• _WRITTEN INSTRUCTION_
Reproduce the lines of the material exactly, excluding every image.

• _EXCERPTED DATA_
—————

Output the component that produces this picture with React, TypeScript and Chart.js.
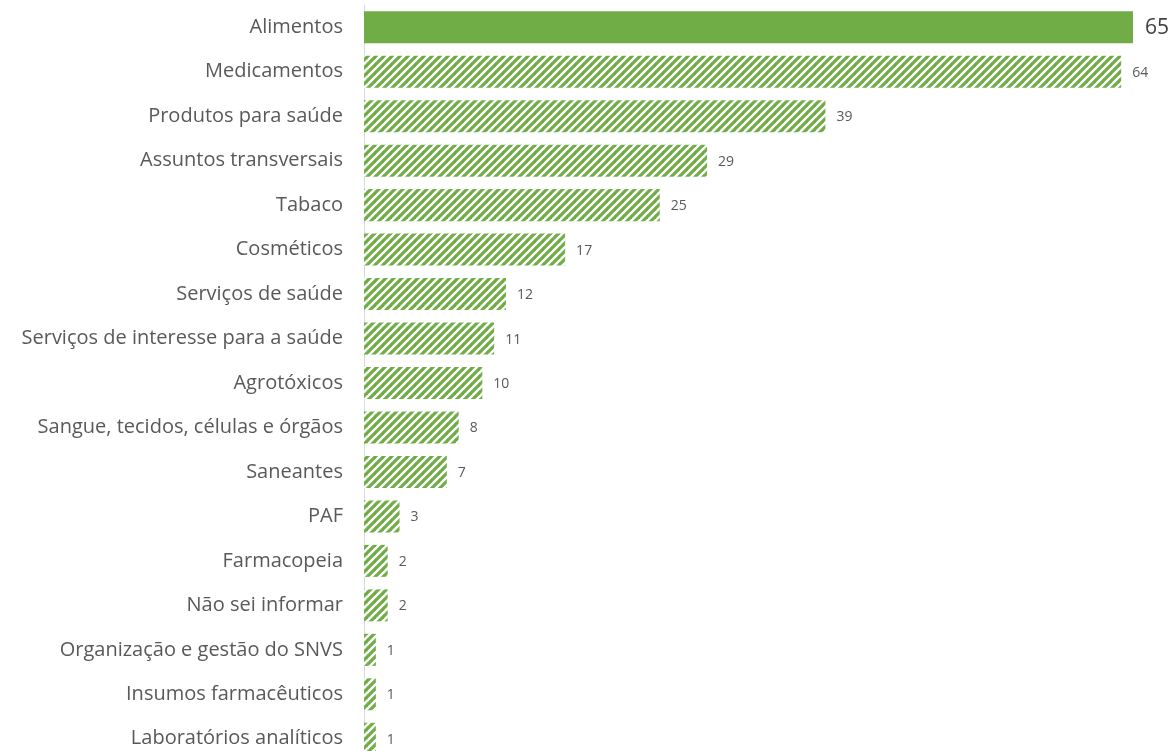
import React, { useEffect, useRef } from "react";
import { Chart, registerables } from "chart.js";

Chart.register(...registerables);

const categories = [
  "Alimentos",
  "Medicamentos",
  "Produtos para saúde",
  "Assuntos transversais",
  "Tabaco",
  "Cosméticos",
  "Serviços de saúde",
  "Serviços de interesse para a saúde",
  "Agrotóxicos",
  "Sangue, tecidos, células e órgãos",
  "Saneantes",
  "PAF",
  "Farmacopeia",
  "Não sei informar",
  "Organização e gestão do SNVS",
  "Insumos farmacêuticos",
  "Laboratórios analíticos",
];

const values = [65, 64, 39, 29, 25, 17, 12, 11, 10, 8, 7, 3, 2, 2, 1, 1, 1];

const GREEN = "#70AD47";
const FONT = "'Open Sans', 'Noto Sans', sans-serif";

function makePattern(): CanvasPattern | string {
  const c = document.createElement("canvas");
  c.width = 8;
  c.height = 8;
  const ctx = c.getContext("2d");
  if (!ctx) return GREEN;
  ctx.fillStyle = "#ffffff";
  ctx.fillRect(0, 0, 8, 8);
  ctx.strokeStyle = GREEN;
  ctx.lineWidth = 3.2;
  ctx.lineCap = "square";
  for (const off of [-8, 0, 8]) {
    ctx.beginPath();
    ctx.moveTo(off, 8);
    ctx.lineTo(off + 8, 0);
    ctx.stroke();
  }
  const p = ctx.createPattern(c, "repeat");
  return p || GREEN;
}

const valueLabels = {
  id: "valueLabels",
  afterDatasetsDraw(chart: any) {
    const ctx = chart.ctx;
    const meta = chart.getDatasetMeta(0);
    ctx.save();
    ctx.textBaseline = "middle";
    ctx.textAlign = "left";
    meta.data.forEach((bar: any, i: number) => {
      const v = chart.data.datasets[0].data[i];
      if (i === 0) {
        ctx.font = `21px ${FONT}`;
        ctx.fillStyle = "#404040";
        ctx.fillText(String(v), bar.x + 12, bar.y + 1);
      } else {
        ctx.font = `14px ${FONT}`;
        ctx.fillStyle = "#595959";
        ctx.fillText(String(v), bar.x + 11, bar.y + 1);
      }
    });
    ctx.restore();
  },
};

export default function App() {
  const ref = useRef<HTMLCanvasElement | null>(null);

  useEffect(() => {
    if (!ref.current) return;
    const pattern = makePattern();
    const colors = values.map((_, i) => (i === 0 ? GREEN : pattern));
    const chart = new Chart(ref.current, {
      type: "bar",
      data: {
        labels: categories,
        datasets: [
          {
            data: values,
            backgroundColor: colors as any,
            borderWidth: 0,
            barPercentage: 0.72,
            categoryPercentage: 1,
          },
        ],
      },
      options: {
        indexAxis: "y",
        animation: false,
        responsive: true,
        maintainAspectRatio: false,
        layout: { padding: { top: 5, right: 38, bottom: 0, left: 0 } },
        plugins: {
          legend: { display: false },
          tooltip: { enabled: false },
        },
        scales: {
          x: {
            display: false,
            min: 0,
            max: 65,
          },
          y: {
            afterFit(scale: any) {
              scale.width = 364;
              scale.paddingTop = 0;
              scale.paddingBottom = 0;
            },
            grid: { display: false, drawTicks: false },
            border: { display: true, color: "#d9d9d9", width: 1 },
            ticks: {
              padding: 21,
              color: "#595959",
              font: { family: FONT, size: 20 },
            },
          },
        },
      },
      plugins: [valueLabels],
    });
    return () => chart.destroy();
  }, []);

  return (
    <div
      style={{
        position: "absolute",
        left: 0,
        top: 0,
        width: 1171,
        height: 761,
        background: "#ffffff",
      }}
    >
      <canvas ref={ref} />
    </div>
  );
}
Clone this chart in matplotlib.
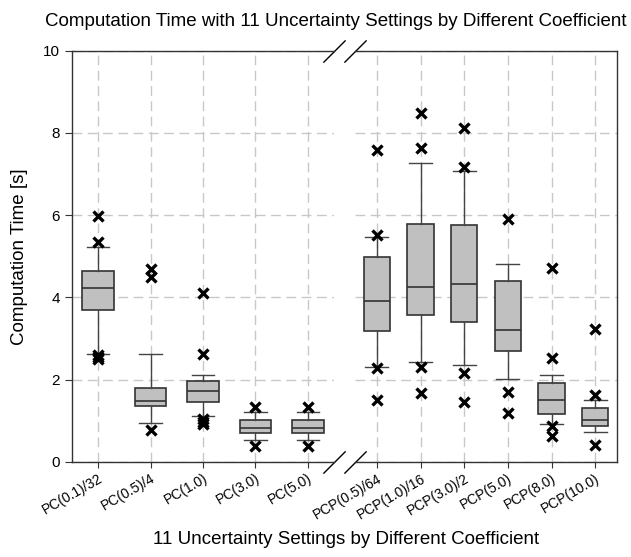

—————

• _RESULT BELOW_
Output the component that produces this picture with React, TypeScript and Chart.js.
import React, { useEffect, useRef } from "react";
import { Chart, registerables } from "chart.js";

Chart.register(...registerables);

const categories = [
  "Alimentos",
  "Medicamentos",
  "Produtos para saúde",
  "Assuntos transversais",
  "Tabaco",
  "Cosméticos",
  "Serviços de saúde",
  "Serviços de interesse para a saúde",
  "Agrotóxicos",
  "Sangue, tecidos, células e órgãos",
  "Saneantes",
  "PAF",
  "Farmacopeia",
  "Não sei informar",
  "Organização e gestão do SNVS",
  "Insumos farmacêuticos",
  "Laboratórios analíticos",
];

const values = [65, 64, 39, 29, 25, 17, 12, 11, 10, 8, 7, 3, 2, 2, 1, 1, 1];

const GREEN = "#70AD47";
const FONT = "'Open Sans', 'Noto Sans', sans-serif";

function makePattern(): CanvasPattern | string {
  const c = document.createElement("canvas");
  c.width = 8;
  c.height = 8;
  const ctx = c.getContext("2d");
  if (!ctx) return GREEN;
  ctx.fillStyle = "#ffffff";
  ctx.fillRect(0, 0, 8, 8);
  ctx.strokeStyle = GREEN;
  ctx.lineWidth = 3.2;
  ctx.lineCap = "square";
  for (const off of [-8, 0, 8]) {
    ctx.beginPath();
    ctx.moveTo(off, 8);
    ctx.lineTo(off + 8, 0);
    ctx.stroke();
  }
  const p = ctx.createPattern(c, "repeat");
  return p || GREEN;
}

const valueLabels = {
  id: "valueLabels",
  afterDatasetsDraw(chart: any) {
    const ctx = chart.ctx;
    const meta = chart.getDatasetMeta(0);
    ctx.save();
    ctx.textBaseline = "middle";
    ctx.textAlign = "left";
    meta.data.forEach((bar: any, i: number) => {
      const v = chart.data.datasets[0].data[i];
      if (i === 0) {
        ctx.font = `21px ${FONT}`;
        ctx.fillStyle = "#404040";
        ctx.fillText(String(v), bar.x + 12, bar.y + 1);
      } else {
        ctx.font = `14px ${FONT}`;
        ctx.fillStyle = "#595959";
        ctx.fillText(String(v), bar.x + 11, bar.y + 1);
      }
    });
    ctx.restore();
  },
};

export default function App() {
  const ref = useRef<HTMLCanvasElement | null>(null);

  useEffect(() => {
    if (!ref.current) return;
    const pattern = makePattern();
    const colors = values.map((_, i) => (i === 0 ? GREEN : pattern));
    const chart = new Chart(ref.current, {
      type: "bar",
      data: {
        labels: categories,
        datasets: [
          {
            data: values,
            backgroundColor: colors as any,
            borderWidth: 0,
            barPercentage: 0.72,
            categoryPercentage: 1,
          },
        ],
      },
      options: {
        indexAxis: "y",
        animation: false,
        responsive: true,
        maintainAspectRatio: false,
        layout: { padding: { top: 5, right: 38, bottom: 0, left: 0 } },
        plugins: {
          legend: { display: false },
          tooltip: { enabled: false },
        },
        scales: {
          x: {
            display: false,
            min: 0,
            max: 65,
          },
          y: {
            afterFit(scale: any) {
              scale.width = 364;
              scale.paddingTop = 0;
              scale.paddingBottom = 0;
            },
            grid: { display: false, drawTicks: false },
            border: { display: true, color: "#d9d9d9", width: 1 },
            ticks: {
              padding: 21,
              color: "#595959",
              font: { family: FONT, size: 20 },
            },
          },
        },
      },
      plugins: [valueLabels],
    });
    return () => chart.destroy();
  }, []);

  return (
    <div
      style={{
        position: "absolute",
        left: 0,
        top: 0,
        width: 1171,
        height: 761,
        background: "#ffffff",
      }}
    >
      <canvas ref={ref} />
    </div>
  );
}
Clone this chart in matplotlib.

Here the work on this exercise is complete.